- Colorado voters will decide on two proposals on Nov. 8 that could allow c-stores to expand their alcohol sales.
- Proposition 125 would allow c-stores and grocery stores that sell beer to add wine to their offerings, while Prop 126 would let third-party companies deliver alcohol from licensed retailers, according to the Colorado General Assembly.
- The availability of wine sales at c-stores has grown to 39 states plus Washington D.C., according to Wine in Grocery Stores, the group supporting Proposition 125. Third-party delivery lags, but more than half of the states have made it legal.
Colorado joins several states with legislation aimed at helping c-store operators get a piece of lucrative alcohol sales.
If Proposition 125 passes, c-stores can leverage the growing segment to boost revenue. According to NielsenIQ, c-store wine sales rose 2% to $1.5 billion last year. As the council draft of the proposition noted, “consumers want the convenience of buying wine with groceries.” The proposition would also allow for tastings, which have the potential to not only draw more shoppers, but give them a different in-store experience and encourage them to spend more time inside the store. This could be particularly valuable as c-stores consider adding EV chargers that can take 30 to 90 minutes to full charge a vehicle.
It would, however, also prohibit these c-stores from moving or building too close to established liquor stores, which could force a shop to choose between a location it’s interested in and keeping its beer and wine sales.
Proposition 126 would allow third-party companies like DoorDash or Drizly to deliver alcohol from c-stores and other businesses that sell it in-store. The state currently allows restaurants to deliver alcohol through 2025, but this bill would also extend that indefinitely. This is the first time a proposition on this topic has been put before Colorado voters, according to information from the elections division of the office of Colorado’s secretary of state.
Alcohol delivery has gained traction in the last few years, especially as states sought to help restaurants in the worst of COVID-19 shutdowns.

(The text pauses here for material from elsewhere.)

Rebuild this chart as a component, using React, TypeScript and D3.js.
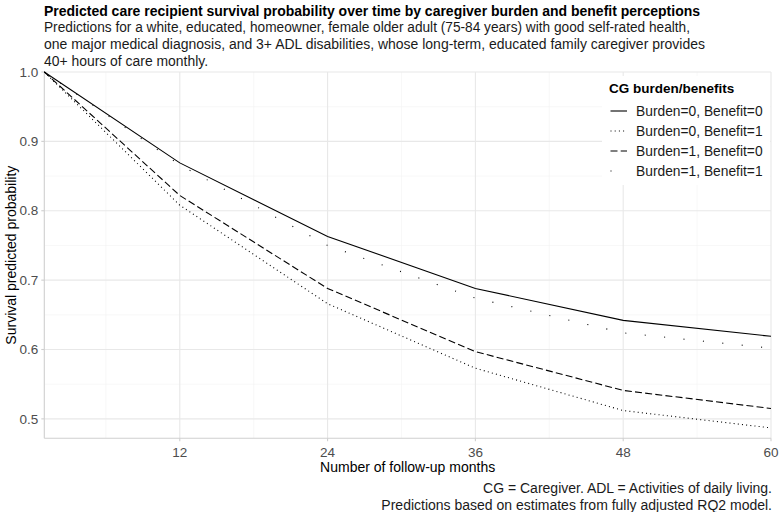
import React from 'react';
import * as d3 from 'd3';

// follow-up months and predicted survival for each burden/benefit group
const months = [1, 12, 24, 36, 48, 60];
const burden0benefit0 = [1.0, 0.869, 0.763, 0.688, 0.642, 0.619];
const burden0benefit1 = [1.0, 0.808, 0.666, 0.573, 0.512, 0.487];
const burden1benefit0 = [1.0, 0.822, 0.688, 0.597, 0.541, 0.515];
const burden1benefit1 = [1.0, 0.866, 0.750, 0.674, 0.624, 0.602];

const groupLabels = [
  'Burden=0, Benefit=0',
  'Burden=0, Benefit=1',
  'Burden=1, Benefit=0',
  'Burden=1, Benefit=1',
];

const xTicks = [12, 24, 36, 48, 60];
const xMinor = [6, 18, 30, 42, 54];
const yTicks = [0.5, 0.6, 0.7, 0.8, 0.9, 1.0];
const yMinor = [0.55, 0.65, 0.75, 0.85, 0.95];

const title =
  'Predicted care recipient survival probability over time by caregiver burden and benefit perceptions';
const subtitle = [
  'Predictions for a white, educated, homeowner, female older adult (75-84 years) with good self-rated health,',
  'one major medical diagnosis, and 3+ ADL disabilities, whose long-term, educated family caregiver provides',
  '40+ hours of care monthly.',
];
const caption = [
  'CG = Caregiver. ADL = Activities of daily living.',
  'Predictions based on estimates from fully adjusted RQ2 model.',
];

const W = 780;
const H = 512;
const left = 44.3;
const right = 771;
const top = 72;
const bottom = 438.3;
const font = "'Liberation Sans', Arial, Helvetica, sans-serif";

// linetypes: solid, dotted, longdash, sparse dots
const dashes = ['none', '1 3.2', '7 3.2', '1 18.5'];

export default function App() {
  const x = d3.scaleLinear().domain([1, 60]).range([left, right]);
  const y = d3.scaleLinear().domain([0.472, 1.0]).range([bottom, top]);

  const series = [burden0benefit0, burden0benefit1, burden1benefit0, burden1benefit1];
  const line = d3
    .line<number>()
    .x((_, i) => x(months[i]))
    .y((d) => y(d));

  const legX = 602;
  const legY = 76;

  return (
    <svg width={W} height={H} style={{ position: 'absolute', left: 0, top: 0, background: '#fff' }} fontFamily={font}>
      <rect x={0} y={0} width={W} height={H} fill="#fff" />
      {/* titles */}
      <text x={44} y={16} fontSize={14} fontWeight="bold" fill="#000" textLength={656} lengthAdjust="spacingAndGlyphs">
        {title}
      </text>
      {subtitle.map((s, i) => (
        <text
          key={i}
          x={44}
          y={32 + i * 17}
          fontSize={14}
          fill="#1a1a1a"
          textLength={i === 0 ? 646 : i === 1 ? 661 : 164}
          lengthAdjust="spacingAndGlyphs"
        >
          {s}
        </text>
      ))}

      {/* grid */}
      {yMinor.map((v) => (
        <line key={'ym' + v} x1={left} x2={right} y1={y(v)} y2={y(v)} stroke="#f3f3f3" strokeWidth={0.6} />
      ))}
      {xMinor.map((v) => (
        <line key={'xm' + v} x1={x(v)} x2={x(v)} y1={top} y2={bottom} stroke="#f3f3f3" strokeWidth={0.6} />
      ))}
      {yTicks.map((v) => (
        <line key={'yg' + v} x1={left} x2={right} y1={y(v)} y2={y(v)} stroke="#e8e8e8" strokeWidth={1.1} />
      ))}
      {xTicks.map((v) => (
        <line key={'xg' + v} x1={x(v)} x2={x(v)} y1={top} y2={bottom} stroke="#e8e8e8" strokeWidth={1.1} />
      ))}

      {/* axis lines & ticks */}
      <line x1={left} x2={left} y1={top} y2={bottom} stroke="#cfcfcf" strokeWidth={1.1} />
      <line x1={left} x2={right} y1={bottom} y2={bottom} stroke="#cfcfcf" strokeWidth={1.1} />
      {yTicks.map((v) => (
        <g key={'yt' + v}>
          <line x1={left - 3} x2={left} y1={y(v)} y2={y(v)} stroke="#cfcfcf" strokeWidth={1.1} />
          <text x={left - 6} y={y(v)} dy="0.35em" textAnchor="end" fontSize={13.5} fill="#4d4d4d">
            {v.toFixed(1)}
          </text>
        </g>
      ))}
      {xTicks.map((v) => (
        <g key={'xt' + v}>
          <line x1={x(v)} x2={x(v)} y1={bottom} y2={bottom + 3} stroke="#cfcfcf" strokeWidth={1.1} />
          <text x={x(v)} y={bottom + 14} dy="0.35em" textAnchor="middle" fontSize={13.5} fill="#4d4d4d">
            {v}
          </text>
        </g>
      ))}
      <text x={(left + right) / 2} y={467} dy="0.35em" textAnchor="middle" fontSize={14} fill="#000">
        Number of follow-up months
      </text>
      <text
        transform={`translate(11, ${(top + bottom) / 2}) rotate(-90)`}
        dy="0.35em"
        textAnchor="middle"
        fontSize={14}
        fill="#000"
      >
        Survival predicted probability
      </text>

      {/* lines */}
      {series.map((s, i) => (
        <path
          key={'s' + i}
          d={line(s) || ''}
          fill="none"
          stroke="#000"
          strokeWidth={1.1}
          strokeDasharray={dashes[i]}
        />
      ))}

      {/* legend */}
      <rect x={legX} y={legY} width={right - legX - 1} height={109} fill="#fff" />
      <text x={609} y={88.5} dy="0.35em" fontSize={13.5} fontWeight="bold" fill="#000">
        CG burden/benefits
      </text>
      {groupLabels.map((g, i) => (
        <g key={'l' + i}>
          <line
            x1={610.5}
            x2={627}
            y1={111 + i * 20}
            y2={111 + i * 20}
            stroke="#000"
            strokeWidth={1.1}
            strokeDasharray={dashes[i]}
          />
          <text x={636} y={111 + i * 20} dy="0.35em" fontSize={13.8} fill="#1a1a1a">
            {g}
          </text>
        </g>
      ))}

      {/* caption */}
      {caption.map((c, i) => (
        <text key={'c' + i} x={772} y={488 + i * 17} dy="0.35em" textAnchor="end" fontSize={14} fill="#1a1a1a">
          {c}
        </text>
      ))}
    </svg>
  );
}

If passed, Prop 126 would also remove the “limit on the percentage of gross sales revenues a licensee may receive from alcohol beverage deliveries.” Currently, such businesses are not allowed to earn more than half of their annual profits from alcohol delivery and those deliveries must be made by their owns employees.
C-stores impacted by these changes include Loaf ‘N Jug and Alta Convenience, which have a significant presence in Colorado, as well as larger chains with a presence in the state like 7-Eleven, Kum & Go and Circle K. Loaf ‘N Jug parent company EG America could not be reached by press time, while Alta chose not to comment on the proposals.